As hard as it is to believe, at different times this past week it seemed like the September Chicago wheat contract wanted to establish an uptrend. I know, in my latest On the Market column I dismissed wheat's chances of turn bullish rather easily, with the lone bullish factor in the market's bearish haystack being the fact it is technically oversold. But perhaps in its weakness lies its inherent strength.
Or something like that. It is far too late on a Friday afternoon to be philosophical.
It doesn't take much to see that September Chicago's weekly stochastics (second chart) are about as close to 0% as can be, with the faster moving blue line finishing the week at 3.8% and the slower moving red line at 5.7%. Like a putt hanging on the lip of the cup and not falling, it wouldn’t have taken much of a rally for weekly stochastics to establish a bullish crossover.

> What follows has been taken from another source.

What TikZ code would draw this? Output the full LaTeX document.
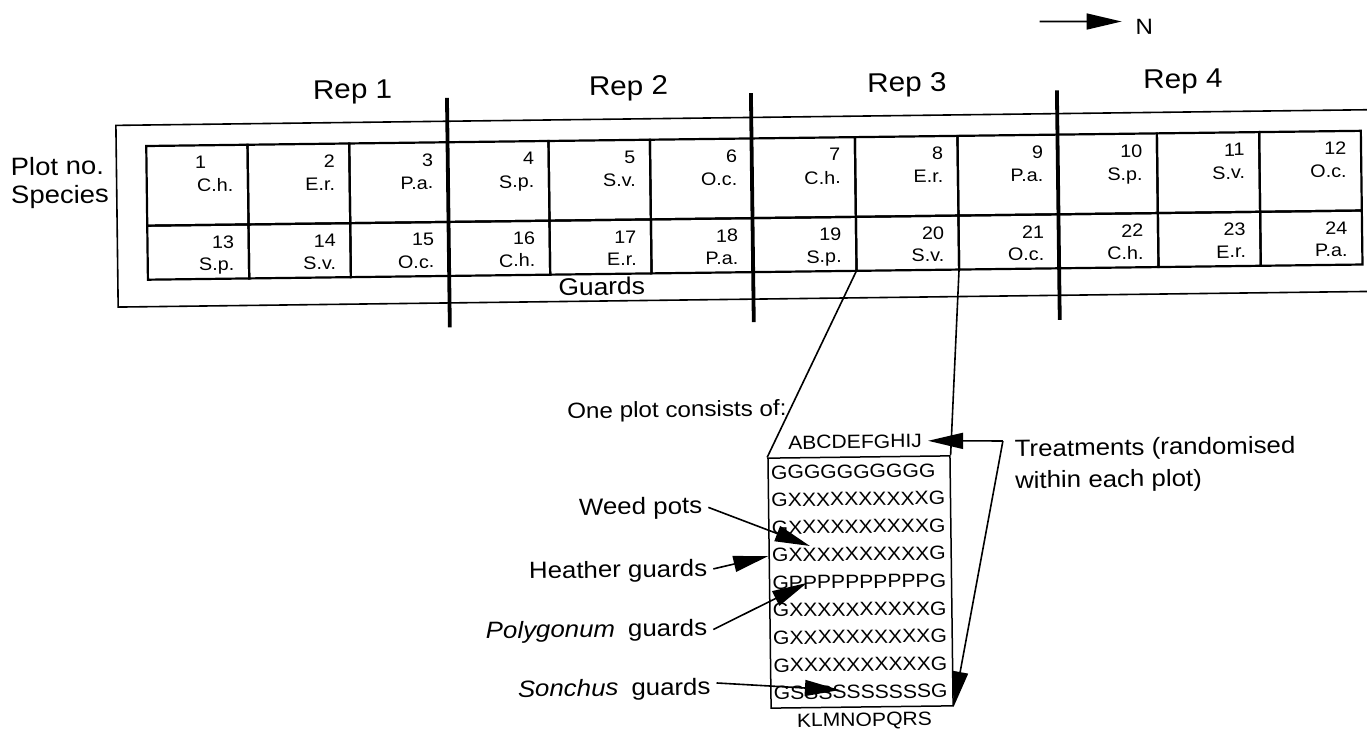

But it wasn't to be. Instead of holding steady near Thursday's solid close the contract (heck the wheat market in general) fell hard Friday as the idea of a downed Malaysia Airlines plane in Ukraine leading to increased demand for U.S. supplies fizzled. This allowed the September contract to fall back to near its low of $5.24 1/4 posted earlier in the week.
Pressure continues to come from both sides of the market. Commercial selling is indicated by the strengthening carry in the September to December futures spread (third chart). The 24 cents the spread showed at Friday's close is the strongest the carry has been since it became relevant, meaning the commercial view of supply and demand continues to grow more bearish.
The other side of the market, the noncommercial side (blue histogram, bottom chart), also sold this last week. Friday's CFTC Commitments of Traders report (positions as of Tuesday, July 15) showed this group increasing their net-short futures position by 3,054 contracts to 43,704 contracts. This is the largest net-short position (by noncommercial traders) since the week of February 3, 2014.
Where to now for Chicago wheat? For that we need to turn to its long-term monthly chart. The nearby September contract is in the middle of an old block of trading between $5.85 and $4.25 established between September 2009 and June 2010. Meanwhile, monthly stochastics are approaching the oversold level of 20%. Unlike the weekly study, the long-term momentum indicator already established a bullish crossover (faster moving blue line crossing above the slower moving red line below the 20% level) at the end of February 2014. Therefore, this sell-off doesn't need to dip back below 20% before a confirming crossover is seen.
Given that the September contract is priced in the lower 18% of the market's 5-year distribution range, a round of noncommercial short-covering buying could occur at any time. However, until the commercial side starts to grow more bullish potential rallies should be limited.